For those who asked me (and the TL;DR) you can download my slides here.
This was my first time at DDD Adelaide, and I have to say a huge thanks and congratulations to the organisers, volunteers, and sponsors for an amazing event. Great vibe, a good venue, fantastic crowd, and importantly, good coffee!
I got to see a could of great talks, some highlights for me were:
Larene Le Gassick’s keynote “You are welcome in this world” kicked the day off. Through stories of growing up with a father who is blind, she demonstrated how small choices we make can have huge impacts, both positive and negative, for sectors of the community we might not always think about.
I really liked James Schulte’s talk on the modern container stack and how he’s led a platform engineeting team to create a seamless way to ship services with Terraform, Kubernetes, AWS, GitOps, and Argo (among others). I’ve not been on top of that whole ecosystem recently, and it moves fast, so it was fantastic to see the current state of play and a great set of tooling working together. So many talks in this space are either theoretical, or very surface level. This talk was based on real world experience evolving and supporting this platform over the past few years, so it had some good lessons in there.

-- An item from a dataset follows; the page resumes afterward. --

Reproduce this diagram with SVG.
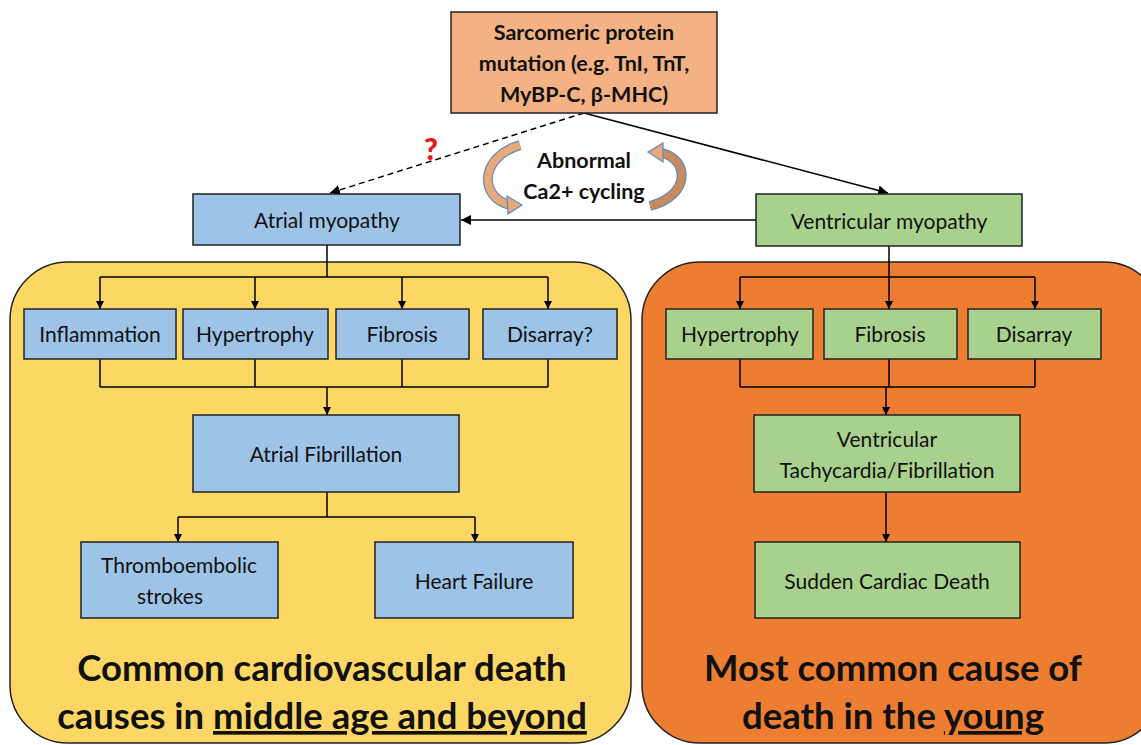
<svg xmlns="http://www.w3.org/2000/svg" width="1141" height="745" viewBox="0 0 1141 745">
<style>
text{font-family:Lato,"Liberation Sans",sans-serif;fill:#111;text-anchor:middle}
.n{font-size:21px}
.b{font-size:21.5px;font-weight:bold}
.big{font-size:36.5px;font-weight:bold}
.box{stroke:#222;stroke-width:1.5}
.blue{fill:#9DC3E6}
.green{fill:#A9D18E}
.ln{fill:none;stroke:#000;stroke-width:1.5}
</style>
<defs>
<marker id="ah" viewBox="0 0 10 10" refX="10" refY="5" markerWidth="8" markerHeight="8" markerUnits="userSpaceOnUse" orient="auto">
<path d="M0,0 L10,5 L0,10 z" fill="#000"/>
</marker>
<marker id="ah2" viewBox="0 0 10 10" refX="10" refY="5" markerWidth="10" markerHeight="10" markerUnits="userSpaceOnUse" orient="auto">
<path d="M0,0 L10,5 L0,10 z" fill="#000"/>
</marker>
</defs>
<rect width="1141" height="745" fill="#fff"/>
<g id="panel-left">
<rect x="10" y="262" width="621" height="481" rx="58" fill="#FDD764" stroke="#222" stroke-width="1.5"/>
<text class="big" x="322" y="681">Common cardiovascular death</text>
<text class="big" x="322" y="729">causes in <tspan text-decoration="underline">middle age and beyond</tspan></text>
</g>
<g id="panel-right">
<rect x="642" y="262" width="520" height="481" rx="58" fill="#ED7D31" stroke="#222" stroke-width="1.5"/>
<text class="big" x="893" y="681">Most common cause of</text>
<text class="big" x="893" y="729">death in the <tspan text-decoration="underline">young</tspan></text>
</g>
<g id="connectors">
<line class="ln" x1="584" y1="113" x2="330" y2="193" stroke-dasharray="6,4" marker-end="url(#ah2)"/>
<line class="ln" x1="584" y1="113" x2="888" y2="193" marker-end="url(#ah2)"/>
<line class="ln" x1="756" y1="220" x2="461" y2="220" marker-end="url(#ah2)"/>
<path class="ln" d="M327,245 V277 M100,277 H548"/>
<line class="ln" x1="100" y1="277" x2="100" y2="309" marker-end="url(#ah)"/>
<line class="ln" x1="255" y1="277" x2="255" y2="309" marker-end="url(#ah)"/>
<line class="ln" x1="402" y1="277" x2="402" y2="309" marker-end="url(#ah)"/>
<line class="ln" x1="548" y1="277" x2="548" y2="309" marker-end="url(#ah)"/>
<path class="ln" d="M100,359 V387 M255,359 V387 M402,359 V387 M548,359 V387 M100,387 H548"/>
<line class="ln" x1="327" y1="387" x2="327" y2="415" marker-end="url(#ah)"/>
<path class="ln" d="M327,492 V517 M178,517 H475"/>
<line class="ln" x1="178" y1="517" x2="178" y2="542" marker-end="url(#ah)"/>
<line class="ln" x1="475" y1="517" x2="475" y2="542" marker-end="url(#ah)"/>
<path class="ln" d="M889,246 V277 M740,277 H1035"/>
<line class="ln" x1="740" y1="277" x2="740" y2="309" marker-end="url(#ah)"/>
<line class="ln" x1="889" y1="277" x2="889" y2="309" marker-end="url(#ah)"/>
<line class="ln" x1="1035" y1="277" x2="1035" y2="309" marker-end="url(#ah)"/>
<path class="ln" d="M740,359 V387 M889,359 V387 M1035,359 V387 M740,387 H1035"/>
<line class="ln" x1="886" y1="387" x2="886" y2="415" marker-end="url(#ah)"/>
<line class="ln" x1="886" y1="492" x2="886" y2="542" marker-end="url(#ah)"/>
</g>
<g id="ca-cycling">
<path d="M520,145 C478,158 480,198 510,205" fill="none" stroke="#5B8BC4" stroke-width="10"/>
<path d="M520,145 C478,158 480,198 510,205" fill="none" stroke="#E8A878" stroke-width="7.5"/>
<path d="M507,196 L522,205 L508,214 z" fill="#E8A878" stroke="#5B8BC4" stroke-width="1.2"/>
<path d="M650,206 C690,196 690,160 662,153" fill="none" stroke="#5B8BC4" stroke-width="10"/>
<path d="M650,206 C690,196 690,160 662,153" fill="none" stroke="#C98A5E" stroke-width="7.5"/>
<path d="M663,143 L648,152 L663,162 z" fill="#E8A878" stroke="#5B8BC4" stroke-width="1.2"/>
<text class="b" x="584" y="168">Abnormal</text>
<text class="b" x="584" y="199">Ca2+ cycling</text>
<text x="431" y="160" style="font-size:30px;font-weight:900;fill:#E8161A">?</text>
</g>
<g id="mutation">
<rect class="box" x="451" y="12" width="266" height="101" fill="#F4B183"/>
<text class="b" x="584" y="40">Sarcomeric protein</text>
<text class="b" x="584" y="71">mutation (e.g. TnI, TnT,</text>
<text class="b" x="584" y="102">MyBP-C, β-MHC)</text>
</g>
<g id="atrial-myopathy">
<rect class="box blue" x="193" y="194" width="267" height="51"/>
<text class="n" x="327" y="228">Atrial myopathy</text>
</g>
<g id="ventricular-myopathy">
<rect class="box green" x="756" y="194" width="266" height="52"/>
<text class="n" x="889" y="229">Ventricular myopathy</text>
</g>
<g id="inflammation">
<rect class="box blue" x="24" y="309" width="152" height="50"/>
<text class="n" x="100" y="342">Inflammation</text>
</g>
<g id="hypertrophy-a">
<rect class="box blue" x="183" y="309" width="145" height="50"/>
<text class="n" x="255" y="342">Hypertrophy</text>
</g>
<g id="fibrosis-a">
<rect class="box blue" x="336" y="309" width="133" height="50"/>
<text class="n" x="402" y="342">Fibrosis</text>
</g>
<g id="disarray-a">
<rect class="box blue" x="483" y="309" width="134" height="50"/>
<text class="n" x="550" y="342">Disarray?</text>
</g>
<g id="atrial-fibrillation">
<rect class="box blue" x="193" y="415" width="266" height="77"/>
<text class="n" x="326" y="462">Atrial Fibrillation</text>
</g>
<g id="thromboembolic">
<rect class="box blue" x="81" y="542" width="197" height="76"/>
<text class="n" x="179" y="573">Thromboembolic</text>
<text class="n" x="170" y="604">strokes</text>
</g>
<g id="heart-failure">
<rect class="box blue" x="375" y="542" width="198" height="76"/>
<text class="n" x="474" y="589">Heart Failure</text>
</g>
<g id="hypertrophy-v">
<rect class="box green" x="666" y="309" width="147" height="50"/>
<text class="n" x="740" y="342">Hypertrophy</text>
</g>
<g id="fibrosis-v">
<rect class="box green" x="824" y="309" width="133" height="50"/>
<text class="n" x="890" y="342">Fibrosis</text>
</g>
<g id="disarray-v">
<rect class="box green" x="968" y="309" width="133" height="50"/>
<text class="n" x="1034" y="342">Disarray</text>
</g>
<g id="vt-vf">
<rect class="box green" x="754" y="415" width="266" height="77"/>
<text class="n" x="887" y="447">Ventricular</text>
<text class="n" x="887" y="478">Tachycardia/Fibrillation</text>
</g>
<g id="scd">
<rect class="box green" x="755" y="542" width="265" height="76"/>
<text class="n" x="887" y="589">Sudden Cardiac Death</text>
</g>
</svg>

Lars Klint is always an amusing speaker, so his talk “Houston, we have a deployment” was on my list. To be honest, I wasn’t expecting it to be a product advertisement talk, but it was news to me that Arkahna have launched a tool to do feature management and toggling, which does look interesting.
The last talk I saw was Chris Gilbert’s talk, horror stories of agile gone wrong. It was a fun talk and some shared therapy for many in the room. It’s frustrating that agile is so widely misunderstood and practiced so badly in 2024, even some of the questions and comments from the audience hugely missed the point.
But that’s a topic for another day. I definitely enjoyed the talk!
I’ve always been a fan of the community around DDD, and this was no exception. It’s always great to catch up with old friends and make new ones.
I had a great time, and actually fell in love a little bit with Adelaide. I’ll be back next year for sure.